Moreover, the parallels between the mechanics of an elaboration of corporate citizenship, and that of the elaboration of emerging principles of international governance might be usefully explored here. Thus, for example, it should not be surprising that the development of corporate citizenship principles is an elite affair. It should be even less surprising that elites might shape the concepts to maximize their own idiosyncratic welfare. And it is no surprise at all that thus benchmarked, the concept should have a strong effect (eventually on the rest of the community). Similar patterns apply in the construction of rules of political community. Thus, for example, it might be worth exploring the ways in which the corporate citizenship conversation, like the globalization conversation that preceded it, is essentially a Western and elite conversation in which European and American states and their corporations will play a disproportionately important role. Indeed, it might be possible to suggest that, like international law, corporate citizenship and social responsibility are effectively a western conversation with global consequences. (Backer May 28, 2008).
Like Thompson, I am drawn to the ancient customary law system represented by British constitutionalism. It suggests, as applied to the international plane, a possibility for an open weave governance that might well permit all sorts of juridical constituted persons—ethnic groups (the Welsh for instance), economic collectives and individuals—to participate in the construction of a pragmatic set of constitutional norms. I wonder, though, whether the Diplock Principles that Thompson advances are also something of a miscausation. It is not clear whether those principles work because they preserve the legitimacy of the values underlying the system, or that they work because they assume the adherence to those underlying principles as immutable, which are then applied. And indeed, I wonder whether the description of British constitutionalism doesn’t begin to sound like the sort of networked spaces within which polycentric and polycontextual law is not now being framed—all within the boundaries of global competence.
As such, it might be possible to suggest that what appears to be emerging on the global stage is “the construction of an amalgamated community based on a set of commonality from which political union is possible, while supporting subsystems of communal organization operating within tolerable levels of difference. This last characterization implicates the autopoietic approach to understanding human collective systems. Autopoiesis refers to systems, and particular legal and social systems, which produce and reproduce their own elements by the interaction of their elements. (Teubner 1987, 3; Luhmann 1989, 136).
“Social systems cannot exist in splendid isolation from their environment. This point is conceded even by ardent proponents of regime specialization. . . . Similarly, legal subsystems coexisting in isolation from the remaining bulk of international law are inconceivable. There will always be some degree of interaction, at least at the level of interpretation.” (Simma & Pulkowski 2006, 492).
Thus, the system suggests the notion of structural coupling from autopoiesis. (Luhmann,1992; Teubner 1998). Law serves as both communicative vehicle and as a system in its own right as it both communicates and serves as the means to communication, the tight and loose coupling between law and its social context in the interactions between legal and social systems.
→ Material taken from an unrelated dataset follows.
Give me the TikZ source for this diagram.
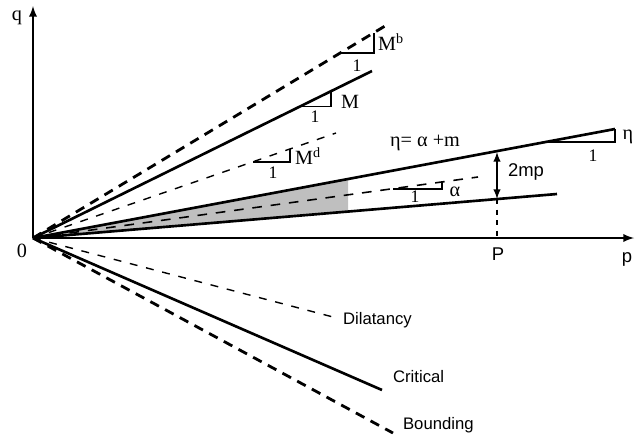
\documentclass[tikz,border=0pt]{standalone}
\usepackage{fontspec}
\setmainfont{Liberation Serif}
\setsansfont{Liberation Sans}
\tikzset{
  axis/.style={line width=1.1pt,-latex},
  boundline/.style={line width=1.6pt,dash pattern=on 5.5pt off 4pt},
  critline/.style={line width=1.5pt},
  dilline/.style={line width=0.8pt,dash pattern=on 4.5pt off 5pt},
  alphaline/.style={line width=0.9pt,dash pattern=on 5.5pt off 5pt},
  slopetri/.style={line width=0.9pt},
  lbl/.style={font=\fontsize{11.5}{13}\selectfont,inner sep=1pt},
  sflbl/.style={font=\sffamily\fontsize{10.5}{12}\selectfont,inner sep=1pt},
  onelbl/.style={font=\fontsize{10}{12}\selectfont,inner sep=1pt},
  sublbl/.style={font=\sffamily\fontsize{9.5}{11}\selectfont,inner sep=1pt,anchor=west},
}
\begin{document}
\begin{tikzpicture}
\begin{scope}[x=0.02cm,y=0.02cm,yscale=-1]%<- pixel grid
  \useasboundingbox (0,0) rectangle (635,437);
  \coordinate (O) at (33,238);
  \coordinate (qtop) at (33,6);
  \coordinate (pend) at (634,238);
  \coordinate (Mb) at (390,23);
  \coordinate (Mc) at (372,71);
  \coordinate (Md) at (336,133);
  \coordinate (eta) at (615,129);
  \coordinate (alpha) at (478,177);
  \coordinate (low) at (557,194);
  \coordinate (dil) at (333,317);
  \coordinate (crit) at (382,390);
  \coordinate (bnd) at (393,433);
  % shaded wedge
  \fill[gray!50] (O) -- (348,179.5) -- (348,211.5) -- cycle;
  % axes
  \draw[axis] (O) -- (qtop);
  \draw[axis] (O) -- (pend);
  \node[lbl] (qlbl) at (17,18) {q};
  \node[sflbl] (plbl) at (627,259) {p};
  \node[lbl] (olbl) at (22,251) {0};
  % compression side
  \draw[boundline] (O) -- (Mb);
  \draw[critline] (O) -- (Mc);
  \draw[dilline] (O) -- (Md);
  \draw[critline] (O) -- (eta);
  \draw[alphaline] (O) -- (alpha);
  \draw[critline] (O) -- (low);
  % extension side
  \draw[dilline] (O) -- (dil);
  \draw[critline] (O) -- (crit);
  \draw[boundline] (O) -- (bnd);
  \node[sublbl] (dillbl) at (341,320) {Dilatancy};
  \node[sublbl] (critlbl) at (391,377) {Critical};
  \node[sublbl] (bndlbl) at (401,425) {Bounding};
  % slope triangles
  \draw[slopetri] (340,53) -- (374,53) -- (374,33);
  \node[lbl] (Mblbl) at (391,42) {M\textsuperscript{b}};
  \node[onelbl] (Mbone) at (357,66) {1};
  \draw[slopetri] (300,106.5) -- (331,106.5) -- (331,91.2);
  \node[lbl] (Mlbl) at (350,102) {M};
  \node[onelbl] (Mone) at (315,117) {1};
  \draw[slopetri] (253,162) -- (290,162) -- (290,149);
  \node[lbl] (Mdlbl) at (308,156) {M\textsuperscript{d}};
  \node[onelbl] (Mdone) at (273,173) {1};
  \draw[slopetri] (545,142) -- (615,142) -- (eta);
  \node[lbl] (etalbl) at (628,137) {η};
  \node[onelbl] (etaone) at (593,156) {1};
  \draw[slopetri] (393,189) -- (442,189) -- (442,182.4);
  \node[lbl] (alphalbl) at (455,192) {α};
  \node[onelbl] (alphaone) at (415,197) {1};
  \node[lbl] (etaeq) at (425,143) {η= α +m};
  % offset at P
  \coordinate (etaP) at (497,152);
  \coordinate (lowP) at (497,199);
  \coordinate (axP) at (497,238);
  \draw[latex-latex,line width=0.9pt] (etaP) -- (lowP);
  \draw[line width=0.8pt,dash pattern=on 3pt off 3pt] (lowP) -- (axP);
  \node[sflbl] (mplbl) at (526,172) {2mp};
  \node[sflbl] (Plbl) at (498,254) {P};
\end{scope}
\end{tikzpicture}
\end{document}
At the same time it suggests law as detached from political as well as economic collectives, even within common law based constitutional theory. (Backer 2008a).
Moreover, rule of law need not necessarily have a strictly public law context to be effective. I have sought to show the development of substantive rule of law based governance principles within the supply chain governance organization of large multinational corporations. (Backer 2007). Thompson prefers intergovernmentalism to other forms of engagement with global constitutionalization in general, and by implication with the problem of corporate citizenship in particular. Intergovernmentalism suggests the continued privileging of politically constituted states, even in a world in which large economic actors might be treated as invested with a public character (and consequentially vested with public power at the supra national level). Were states to be constituted as strictly political entities, then such a privileging might be plausible. But it is clear now that states are as strictly political and regulatory as corporations are strictly economic and participatory entities. (Backer 2008c).
Just as lawmaking might have become unmoored from the state, the state has itself become unmoored. And so, to my mind, the issue of corporate citizenship serves as a proxy for the equally important converse issue—that of the private rights of states as participants in global markets. At the international level, states and other collectives might well have to meet more as equals, even as they interact within vertical hierarchies in particular contexts. But even those localized hierarchies are now unstable. Corporations negotiate “agreements” with small states; nations negotiate treaties. Large corporations can coerce small states in ways that mimic the ways in which larger states can do the same to smaller and more vulnerable ones. States and corporations are now capable of deploying forces in the field—sometimes states hire corporations that serve as mercenary armies for hire. The clear lines of public and private authority, and even the once clear lines of its Marxist Leninist opposite, have become blurred. (Backer 2006). In that context, constitutionalism and the constitutionalization of governance have become more complex concepts. More importantly, the range and capacity of players has substantially increased as well. Thompson has produced an excellent analysis of the contribution of corporate public ambitions to this mix. This paper deserves careful and thoughtful attention.